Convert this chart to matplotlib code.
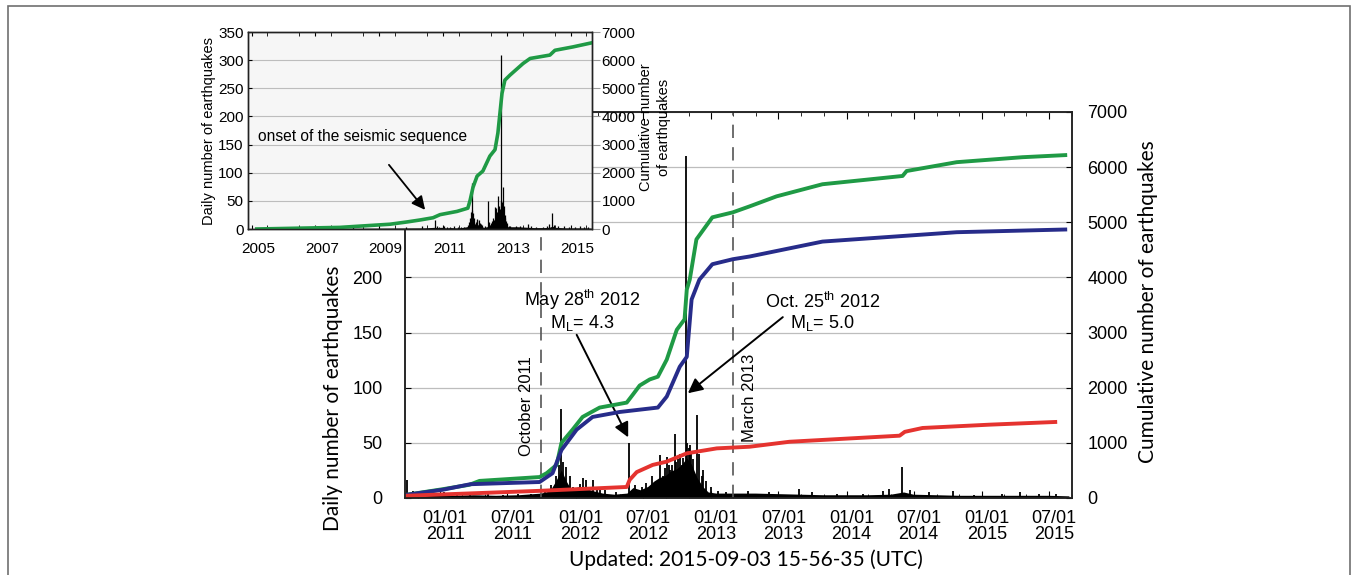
import matplotlib
matplotlib.use('Agg')
import matplotlib.pyplot as plt
import matplotlib.dates as mdates
import pandas as pd
from matplotlib.transforms import ScaledTranslation
from matplotlib.patches import Rectangle

plt.rcParams['font.family'] = ['Liberation Sans', 'DejaVu Sans']
plt.rcParams['mathtext.fontset'] = 'custom'
plt.rcParams['mathtext.rm'] = 'Liberation Sans'

# ---- data ----
# daily counts: smooth background level
bg_dates = ['2005-01-01', '2007-01-01', '2009-01-01', '2010-06-01', '2010-09-28', '2010-11-01',
            '2010-12-15', '2011-02-01', '2011-04-01', '2011-06-01', '2011-08-01', '2011-10-01',
            '2011-10-25', '2011-11-10', '2011-11-25', '2011-12-08', '2011-12-20', '2012-01-15',
            '2012-02-01', '2012-02-20', '2012-03-15', '2012-04-15', '2012-05-20', '2012-06-05',
            '2012-06-25', '2012-07-15', '2012-08-01', '2012-08-15', '2012-09-01', '2012-09-15',
            '2012-10-01', '2012-10-15', '2012-10-28', '2012-11-10', '2012-11-25', '2012-12-10',
            '2012-12-25', '2013-01-15', '2013-03-01', '2013-05-01', '2013-07-01', '2013-09-01',
            '2013-11-01', '2014-01-01', '2014-03-01', '2014-05-01', '2014-06-05', '2014-07-01',
            '2014-09-01', '2014-11-01', '2015-01-01', '2015-03-01', '2015-05-01', '2015-07-01',
            '2015-08-25']
bg_counts = [1, 1, 1.5, 2, 3, 2.5,
             3, 2, 2.5, 2, 2.5, 4,
             6, 15, 25, 15, 8, 10,
             8, 6, 4, 3, 4, 9,
             7, 10, 15, 18, 20, 24,
             26, 30, 36, 30, 18, 10,
             5, 4, 4, 4, 3.5, 3,
             2.5, 2.5, 2.5, 3, 5, 3,
             2.5, 2, 2, 2, 2, 2,
             1.5]

# daily counts: individual spikes
spike_dates = ['2008-03-01', '2009-11-01', '2010-05-01', '2010-10-03', '2010-10-20', '2010-11-18',
               '2011-01-10', '2011-02-14', '2011-03-23', '2011-05-10', '2011-06-20', '2011-07-30',
               '2011-09-02', '2011-10-10', '2011-10-28', '2011-11-10', '2011-11-17', '2011-11-24',
               '2011-11-28', '2011-12-07', '2011-12-16', '2011-12-25', '2012-01-12', '2012-01-21',
               '2012-01-30', '2012-02-17', '2012-02-27', '2012-03-07', '2012-03-20', '2012-04-20',
               '2012-05-25', '2012-06-10', '2012-06-28', '2012-07-10', '2012-07-24', '2012-08-16',
               '2012-08-25', '2012-08-30', '2012-09-03', '2012-09-08', '2012-09-12', '2012-09-16',
               '2012-09-25', '2012-09-29', '2012-10-04', '2012-10-08', '2012-10-13', '2012-10-18',
               '2012-10-25', '2012-10-28', '2012-11-01', '2012-11-05', '2012-11-08', '2012-11-14',
               '2012-11-23', '2012-11-30', '2012-12-07', '2012-12-10', '2012-12-18', '2012-12-31',
               '2013-01-20', '2013-02-10', '2013-04-10', '2013-06-05', '2013-08-25', '2013-09-30',
               '2013-12-05', '2014-02-15', '2014-04-10', '2014-04-25', '2014-05-31', '2014-06-20',
               '2014-08-10', '2014-10-15', '2014-12-10', '2015-02-25', '2015-04-15', '2015-06-05',
               '2015-07-20']
spike_counts = [3, 4, 5, 16, 6, 4,
                5, 4, 4, 5, 3, 4,
                4, 7, 12, 20, 30, 81,
                33, 28, 20, 10, 13, 18,
                16, 16, 10, 9, 7, 5,
                50, 12, 10, 14, 20, 39,
                20, 27, 37, 30, 25, 30,
                58, 33, 35, 40, 30, 36,
                310, 50, 45, 48, 40, 35,
                75, 40, 20, 25, 15, 10,
                6, 5, 6, 5, 8, 5,
                4, 4, 6, 8, 28, 7,
                5, 6, 3, 4, 5, 4,
                4]

# cumulative curves of the main panel
total_dates = ['2010-09-29', '2011-01-08', '2011-03-21', '2011-04-17', '2011-09-26', '2011-10-15',
               '2011-11-11', '2011-11-24', '2011-12-24', '2012-01-20', '2012-03-06', '2012-05-18',
               '2012-06-03', '2012-06-22', '2012-07-19', '2012-08-10', '2012-09-03', '2012-09-30',
               '2012-10-21', '2012-10-27', '2012-11-04', '2012-11-22', '2013-01-04', '2013-02-28',
               '2013-04-15', '2013-06-26', '2013-10-28', '2014-06-01', '2014-06-12', '2014-10-25',
               '2015-04-20', '2015-08-19']
total_cum = [55, 160, 240, 310, 380, 450,
             600, 1000, 1240, 1470, 1640, 1730,
             1870, 2040, 2150, 2200, 2510, 3050,
             3240, 3780, 3960, 4690, 5090, 5180,
             5290, 5470, 5690, 5840, 5930, 6090,
             6180, 6220]

blue_dates = ['2010-09-29', '2011-01-08', '2011-03-23', '2011-09-26', '2011-10-31', '2011-11-24',
              '2012-01-04', '2012-02-16', '2012-04-29', '2012-08-10', '2012-09-03', '2012-10-08',
              '2012-10-27', '2012-11-09', '2012-11-30', '2013-01-04', '2013-02-28', '2013-04-15',
              '2013-10-28', '2014-10-25', '2015-08-19']
blue_cum = [55, 150, 250, 290, 450, 870,
            1240, 1470, 1560, 1640, 1840, 2380,
            2560, 3600, 3960, 4240, 4330, 4380,
            4650, 4820, 4870]

red_dates = ['2010-09-29', '2011-09-26', '2012-05-18', '2012-05-26', '2012-06-14', '2012-07-27',
             '2012-09-03', '2012-10-27', '2013-01-16', '2013-04-15', '2013-07-31', '2014-05-24',
             '2014-06-07', '2014-07-25', '2015-01-22', '2015-07-23']
red_cum = [40, 130, 200, 330, 470, 600,
           660, 810, 900, 930, 1020, 1130,
           1200, 1270, 1330, 1380]

# cumulative curve of the inset
inset_dates = ['2005-03-01', '2007-10-08', '2009-05-05', '2009-11-13', '2010-04-12', '2010-09-09',
               '2010-11-28', '2011-06-10', '2011-10-12', '2011-11-07', '2011-12-10', '2012-01-26',
               '2012-04-01', '2012-06-20', '2012-08-18', '2012-09-20', '2012-11-06', '2012-12-09',
               '2013-02-06', '2013-07-05', '2013-09-24', '2014-05-08', '2014-07-05', '2015-01-26',
               '2015-08-22']
inset_cum = [0, 57, 170, 250, 320, 400,
             510, 625, 740, 1020, 1480, 1880,
             2060, 2590, 2820, 3410, 4820, 5290,
             5470, 5880, 6060, 6180, 6350, 6470,
             6610]

event_lines = ['2011-10-01', '2013-03-01']
event_labels = ['October 2011', 'March 2013']

xtick_dates = ['2011-01-01', '2011-07-01', '2012-01-01', '2012-07-01', '2013-01-01',
               '2013-07-01', '2014-01-01', '2014-07-01', '2015-01-01', '2015-07-01']
xtick_labels = ['01/01\n2011', '07/01\n2011', '01/01\n2012', '07/01\n2012', '01/01\n2013',
                '07/01\n2013', '01/01\n2014', '07/01\n2014', '01/01\n2015', '07/01\n2015']
inset_years = ['2005-01-01', '2007-01-01', '2009-01-01', '2011-01-01', '2013-01-01', '2015-01-01']
inset_year_labels = ['2005', '2007', '2009', '2011', '2013', '2015']

GREEN = '#1f9a45'
BLUE = '#272c8a'
RED = '#e5332f'
T = pd.to_datetime

W, H = 1356, 575
def box(l, t, r, b):
    return [l / W, 1 - b / H, (r - l) / W, (b - t) / H]

fig = plt.figure(figsize=(W / 100, H / 100), dpi=100)

# ---- main panel ----
ax = fig.add_axes(box(405, 112, 1072, 498))
ax2 = ax.twinx()

ax.fill_between(T(bg_dates), bg_counts, color='black', lw=0)
ax.vlines(T(spike_dates), 0, spike_counts, color='black', lw=1.3)
for dt in event_lines:
    ax.axvline(T(dt), color='#555555', lw=1.2, ls=(0, (8, 5.5)))

ax2.plot(T(total_dates), total_cum, color=GREEN, lw=2.8, solid_capstyle='butt')
ax2.plot(T(blue_dates), blue_cum, color=BLUE, lw=2.8, solid_capstyle='butt')
ax2.plot(T(red_dates), red_cum, color=RED, lw=2.8, solid_capstyle='butt')

ax.set_xlim(T('2010-09-28'), T('2015-09-01'))
ax.set_ylim(0, 350)
ax2.set_ylim(0, 7000)
ax.set_yticks(range(0, 351, 50))
ax.set_yticklabels(['0', '50', '100', '150', '200', '', '', ''])
ax2.set_yticks(range(0, 7001, 1000))
ax.yaxis.grid(True, color='#bdbdbd', lw=0.9)
ax.set_axisbelow(True)

ax.set_xticks(T(xtick_dates))
ax.set_xticklabels(xtick_labels, linespacing=0.95)
ax.xaxis.set_minor_locator(mdates.MonthLocator(bymonth=(3, 5, 9, 11)))
ax.tick_params(axis='x', which='both', direction='in', top=True, labelsize=13, pad=8.5)
ax.tick_params(axis='x', which='major', length=5)
ax.tick_params(axis='x', which='minor', length=3)
ax.tick_params(axis='y', direction='in', labelsize=13, pad=16, length=4)
ax2.tick_params(axis='y', direction='in', labelsize=13, pad=11, length=4)
for a in (ax, ax2):
    for s in a.spines.values():
        s.set_linewidth(1.1)
        s.set_color('#222222')
for lbl in ax.get_xticklabels():
    lbl.set_transform(lbl.get_transform() + ScaledTranslation(0.05, 0, fig.dpi_scale_trans))

ax.text(T('2011-08-22'), 83, event_labels[0], rotation=90, ha='center', va='center', fontsize=12)
ax.text(T('2013-04-15'), 91, event_labels[1], rotation=90, ha='center', va='center', fontsize=12)

arrow = dict(arrowstyle='-|>', mutation_scale=22, lw=1.4, color='black', shrinkA=0, shrinkB=0)
ax.text(T('2012-01-20'), 180, 'May 28$^{\\rm th}$ 2012', ha='center', va='center', fontsize=13)
ax.text(T('2012-01-18'), 159, 'M$_{\\rm L}$= 4.3', ha='center', va='center', fontsize=13)
ax.annotate('', xy=(T('2012-05-22'), 55), xytext=(T('2012-01-04'), 148), arrowprops=arrow)
ax.text(T('2013-10-29'), 178, 'Oct. 25$^{\\rm th}$ 2012', ha='center', va='center', fontsize=13)
ax.text(T('2013-10-27'), 159, 'M$_{\\rm L}$= 5.0', ha='center', va='center', fontsize=13)
ax.annotate('', xy=(T('2012-10-30'), 95), xytext=(T('2013-07-13'), 164), arrowprops=arrow)

fig.text(333 / W, 1 - 398 / H, 'Daily number of earthquakes', rotation=90, ha='center', va='center',
         fontsize=15, family=['Lato', 'DejaVu Sans'])
fig.text(1148 / W, 1 - 302 / H, 'Cumulative number of earthquakes', rotation=90, ha='center',
         va='center', fontsize=15, family=['Lato', 'DejaVu Sans'])
fig.text(746 / W, 1 - 560 / H, 'Updated: 2015-09-03 15-56-35 (UTC)', ha='center', va='center',
         fontsize=15, family=['Lato', 'DejaVu Sans'])

# ---- inset ----
ins = fig.add_axes(box(248, 32, 592, 229))
ins.set_zorder(5)
ins.set_facecolor('#f6f6f6')
ins2 = ins.twinx()
ins2.set_zorder(6)

ins.fill_between(T(bg_dates), bg_counts, color='black', lw=0)
ins.vlines(T(spike_dates), 0, spike_counts, color='black', lw=0.9)
ins2.plot(T(inset_dates), inset_cum, color=GREEN, lw=2.6)

ins.set_xlim(T('2004-11-21'), T('2015-09-02'))
ins.set_ylim(0, 350)
ins2.set_ylim(0, 7000)
ins.set_yticks(range(0, 351, 50))
ins2.set_yticks(range(0, 7001, 1000))
ins.yaxis.grid(True, color='#bdbdbd', lw=0.8)
ins.set_axisbelow(True)
ins.set_xticks(T(inset_years))
ins.set_xticklabels(inset_year_labels)
ins.xaxis.set_minor_locator(mdates.MonthLocator(bymonth=(7,)))
ins.tick_params(axis='x', which='both', direction='in', top=True, labelsize=11, pad=9, length=3)
ins.tick_params(axis='y', direction='in', labelsize=11, pad=3, length=3)
ins2.tick_params(axis='y', direction='out', labelsize=11, pad=1, length=6, color='#999999')
for a in (ins, ins2):
    for s in a.spines.values():
        s.set_linewidth(1.0)
        s.set_color('#222222')
for lbl in ins.get_xticklabels():
    lbl.set_transform(lbl.get_transform() + ScaledTranslation(0.065, 0, fig.dpi_scale_trans))

ins.text(T('2005-03-14'), 165, 'onset of the seismic sequence', ha='left', va='center', fontsize=11.2)
ins.annotate('', xy=(T('2010-06-10'), 34), xytext=(T('2009-04-22'), 114),
             arrowprops=dict(arrowstyle='-|>', mutation_scale=20, lw=1.3, color='black',
                             shrinkA=0, shrinkB=0))

fig.text(209 / W, 1 - 131 / H, 'Daily number of earthquakes', rotation=90, ha='center', va='center',
         fontsize=10.5)
fig.text(655 / W, 1 - 127 / H, 'Cumulative number\nof earthquakes', rotation=90, ha='center',
         va='center', fontsize=10.5, linespacing=1.3)

# frame around the whole figure
fig.add_artist(Rectangle((8 / W, -0.05), (1350 - 8) / W, 1.05 - 6 / H, transform=fig.transFigure,
                         fill=False, edgecolor='#707070', lw=1.2))

fig.savefig('out.png', dpi=100)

****

## YOUR TASK
Take every line from the data that contains the word "matplotlib".

## ANSWER TO THE EXERCISE
Convert this chart to matplotlib code.
import matplotlib
matplotlib.use('Agg')
import matplotlib.pyplot as plt
import matplotlib.dates as mdates
from matplotlib.transforms import ScaledTranslation
from matplotlib.patches import Rectangle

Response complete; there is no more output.